A simple definition of friendship must be had before loyalty can even come into play. That being, a friend does not ask another friend to do anything bad to, for, or with them. Once that is met, loyalty can develop. At an abstract level it is a duty to another person and the motivation to act in a way that helps that other person achieve their wishes. At a practical level, it consists of contextually specific verbal and physical interactions. For example, loyalty to a spouse or lover’s desire for physical fitness consists of healthy diet, sleep and exercise. Or loyalty to a loved one’s desire for better communication consists of scheduled conversations with rules to prevent harmful communication like cruel language, and promote healthy communication like repeating the talking points of the other party.
This loyalty business has levels of course. At the start, it comes with requirements. Namely, understanding each other’s wishes and personal history. X person needs to show Y person who they are and that their wishes are worth sacrificing time, energy, and resources for. Understanding a person and their wishes comes through verbal questioning and cross examination along with observations of their behavior. Overtime, understanding the goals/wishes/motivations (synonyms) and personal history of another party builds loyalty.

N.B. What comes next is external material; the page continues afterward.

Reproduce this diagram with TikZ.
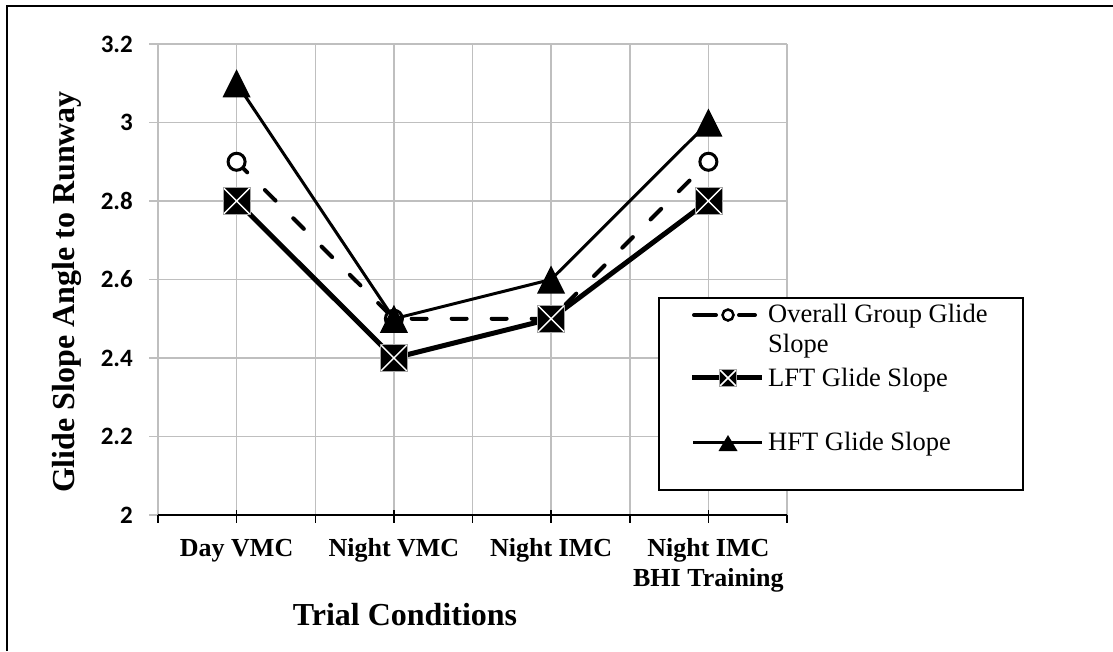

Furthermore, it’s worth mentioning that great care should be given when analyzing another’s personal history. This care comes in the form of open-mindedness and forgiveness. Harsh and stubborn judgments are quick paths to making enemies.
Loyalty is felt through gradually understanding a person’s past, present, and future, and each are understood through questions about goals, past successes, past failures, plans, and seeing how each party works toward being a better person. Feeling loyalty is not being loyal though. Only through action is loyalty realized.